A few miles to the north, Liv Cigemeier was also preparing to enter a heretofore closed society:  the landowner class.  Her husband beamed at the look on her face when she fell in love at first sight of the tree-shaded Tudor-style house.  "Are you sure we can afford this?" she asked, before even daring to follow realtor Button Samuelson's quick march to the front door.

"Honey," said her husband, "the signing bonus when you joined International Development Nerds would probably have been enough with my raise this year, but now with this talk show deal?!"  (He was referring to the production deal she had just signed to do ten "Girl Hurl" segments for Oprah.)  "We can definitely afford this," he cooed into her ear.

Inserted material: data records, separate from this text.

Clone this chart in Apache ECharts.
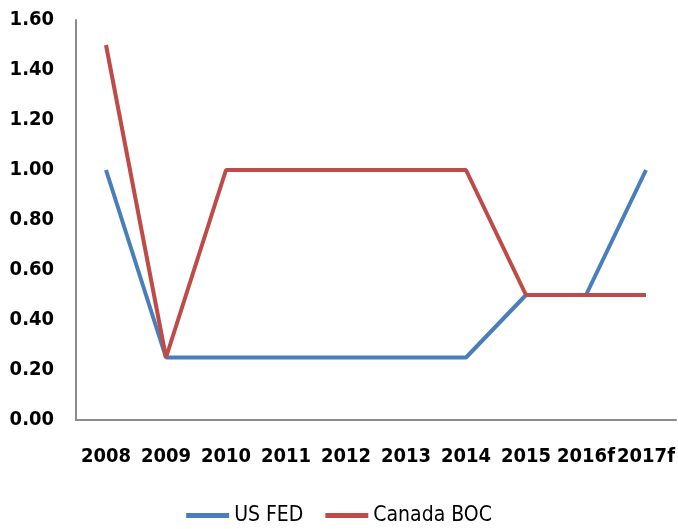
<!DOCTYPE html>
<html>
<head>
<meta charset="utf-8">
<script src="https://cdn.jsdelivr.net/npm/echarts@6/dist/echarts.min.js"></script>
<style>
  html, body { margin: 0; padding: 0; background: #fff; }
  #chart { width: 678px; height: 529px; }
</style>
</head>
<body>
<div id="chart"></div>
<script>
// 类目与数据
const years = ['2008', '2009', '2010', '2011', '2012', '2013', '2014', '2015', '2016f', '2017f'];
const usFed = [1.00, 0.25, 0.25, 0.25, 0.25, 0.25, 0.25, 0.50, 0.50, 1.00];
const canadaBoc = [1.50, 0.25, 1.00, 1.00, 1.00, 1.00, 1.00, 0.50, 0.50, 0.50];
const seriesNames = ['US FED', 'Canada BOC'];
const lineColors = ['#4a7ebb', '#be4b48'];

const font = '"DejaVu Sans Condensed", "Liberation Sans Narrow", sans-serif';

let myChart = echarts.init(document.getElementById('chart'), null, { renderer: 'canvas' });

myChart.setOption({
    backgroundColor: '#fff',
    animation: false,
    grid: {
        left: 76,
        right: 2,
        top: 20,
        bottom: 109,
        containLabel: false
    },
    legend: {
        bottom: -2,
        left: 'center',
        icon: 'rect',
        itemWidth: 43,
        itemHeight: 5,
        itemGap: 22,
        textStyle: {
            fontFamily: font,
            fontSize: 21,
            color: '#000'
        },
        data: seriesNames
    },
    xAxis: {
        type: 'category',
        data: years,
        boundaryGap: true,
        axisLine: { lineStyle: { color: '#8c8c8c', width: 2 } },
        axisTick: { show: false },
        axisLabel: {
            margin: 27,
            interval: 0,
            fontFamily: font,
            fontSize: 20,
            fontWeight: 'bold',
            color: '#000'
        }
    },
    yAxis: {
        type: 'value',
        min: 0,
        max: 1.6,
        interval: 0.2,
        axisLine: { show: true, lineStyle: { color: '#8c8c8c', width: 2 } },
        axisTick: { show: false },
        splitLine: { show: false },
        axisLabel: {
            margin: 22,
            fontFamily: font,
            fontSize: 20,
            fontWeight: 'bold',
            color: '#000',
            formatter: v => v.toFixed(2)
        }
    },
    series: [
        {
            name: seriesNames[0],
            type: 'line',
            data: usFed,
            symbol: 'none',
            itemStyle: { color: lineColors[0] },
            lineStyle: { color: lineColors[0], width: 4 }
        },
        {
            name: seriesNames[1],
            type: 'line',
            data: canadaBoc,
            symbol: 'none',
            itemStyle: { color: lineColors[1] },
            lineStyle: { color: lineColors[1], width: 4 }
        }
    ]
});
</script>
</body>
</html>
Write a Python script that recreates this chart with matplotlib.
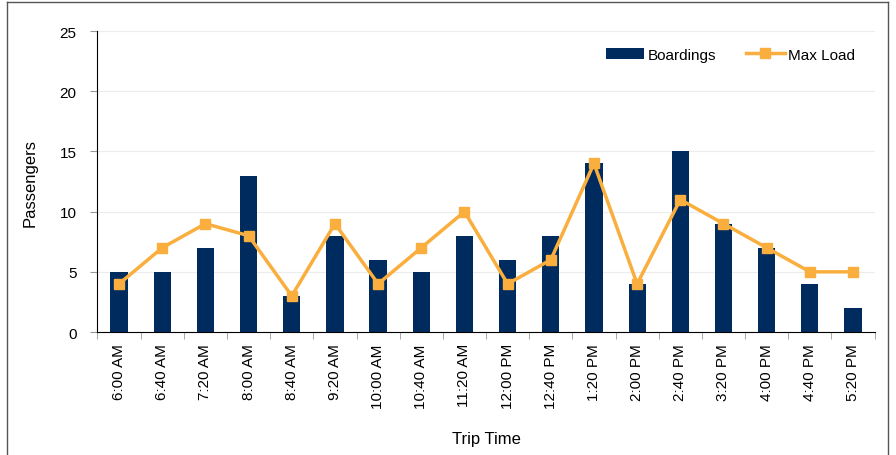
import numpy as np
import matplotlib.pyplot as plt
from matplotlib.lines import Line2D

plt.rcParams['font.family'] = ['Liberation Sans', 'DejaVu Sans']

times = ['6:00 AM', '6:40 AM', '7:20 AM', '8:00 AM', '8:40 AM', '9:20 AM',
         '10:00 AM', '10:40 AM', '11:20 AM', '12:00 PM', '12:40 PM', '1:20 PM',
         '2:00 PM', '2:40 PM', '3:20 PM', '4:00 PM', '4:40 PM', '5:20 PM']
boardings = [5, 5, 7, 13, 3, 8, 6, 5, 8, 6, 8, 14, 4, 15, 9, 7, 4, 2]
max_load = [4, 7, 9, 8, 3, 9, 4, 7, 10, 4, 6, 14, 4, 11, 9, 7, 5, 5]

bar_col = '#002B5E'
line_col = '#F9AE3D'

fig = plt.figure(figsize=(8.96, 4.56), dpi=100)
ax = fig.add_axes([0.1088, 0.2697, 0.8673, 0.660])

x = np.arange(len(times))
bars = ax.bar(x, boardings, 0.4, color=bar_col, label='Boardings', zorder=2)
ln, = ax.plot(x, max_load, color=line_col, lw=2.5, marker='s', ms=7,
              label='Max Load', zorder=3)

ax.set_xlim(-0.5, len(times) - 0.5)
ax.set_ylim(0, 25)
ax.set_yticks([0, 5, 10, 15, 20, 25])
ax.yaxis.grid(True, color='#ececec', lw=0.8, zorder=0)
ax.set_axisbelow(True)

ax.set_xticks(x)
ax.set_xticklabels(times, rotation=90, fontsize=11)
ax.tick_params(axis='x', length=0, pad=8)
ax.set_xticks(np.arange(-0.5, len(times)), minor=True)
ax.tick_params(axis='x', which='minor', length=5, color='#999999')
ax.tick_params(axis='y', labelsize=11, length=5, color='#999999', pad=10)

for s in ['top', 'right']:
    ax.spines[s].set_visible(False)
ax.spines['left'].set_color('black')
ax.spines['bottom'].set_color('black')

ax.set_ylabel('Passengers', fontsize=12, labelpad=16)
ax.set_xlabel('Trip Time', fontsize=12, labelpad=16)

ax.legend([bars, ln], ['Boardings', 'Max Load'], loc='upper right',
          bbox_to_anchor=(0.992, 0.99), ncol=2, frameon=False,
          fontsize=11, handlelength=2.5, columnspacing=2.0, handletextpad=0.2)

# outer chart border
fig.add_artist(Line2D([7/896, 7/896], [0, 1 - 3/456], color='#555555', lw=1))
fig.add_artist(Line2D([7/896, 888/896], [1 - 3/456, 1 - 3/456], color='#555555', lw=1))
fig.add_artist(Line2D([888/896, 888/896], [0, 1 - 3/456], color='#555555', lw=1))

fig.savefig('out.png', dpi=100)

"But what if we want to adopt?" she asked, suddenly broaching the topic they had strenuously avoided since their discovery they would never be able to have a baby of their own.

"Then we'll need more bedrooms and a backyard," he answered, confident that he would have another hefty Prince and Prowling raise long before any slow-moving adoption process came to fruition.  "So Happy Mother's Day!"

Next door, nanny Mia was taking Buffy Cordelia Wu out to see Lynnette Wong for a motherless, Mother's Day, "Girl Hurl" sort of celebration at Wong's Chinatown herb shop.  "Oh, look, Delia!  A young couple is checking out the house next door!  Maybe they will have a little girl you can play with!"

Back on the Potomac, the Hunter-Gatherer Society had yet to spear a fish when their leader, Glenn Michael Beckmann, had a sudden fit, dropped his oar in the water, stood up in the canoe, and started calling out, "Mommy! Mommy!"  His lieutenant deftly grabbed Beckmann by the ankles and pulled him down hard, before he could capsize the canoe.  "The lady in the lake!" Beckmann exclaimed, turning to his lieutenant.  "I had a vision of the lady in the lake!  And it was my mom!"  His lieutenant--who did not remember the King Arthur story very well--looked around nervously, expecting a corpse to float up to the surface.  "My sword!  It's there!  She's handing it to me because it's my destiny!"  Beckmann pointed to Roosevelt Island, and his lieutenant began paddling in that direction.  "I will pull it out of the stone--I am the only one who can!"  His lieutenant nodded and continued paddling until reaching the landing point Beckmann signaled.  "This is it!"  Other canoes from the flotilla started making their way to Roosevelt Island, bored with the spear-fishing and hoping this meant they were moving on to land game.  "There!"  Beckmann jumped out of the canoe while it was still being beached, fell down, got up again, and ran into the brush.  "There!"  He ran to where the axe he once owned was gleaming in mid-day sunshine, its burial spot recently washed away by heavy rains.  "You are mine, Ex Calibur!"  With that, he pulled the axe out of the mud and held it up triumphantly to his followers (though most were still too far away to see it).  "The sword of destiny!"  ("That's an axe."  "Shut up!")

A concerned raven flew off to warn Golden Fawn, while Ardua of the Potomac laughed in delight beneath the canoe flotilla.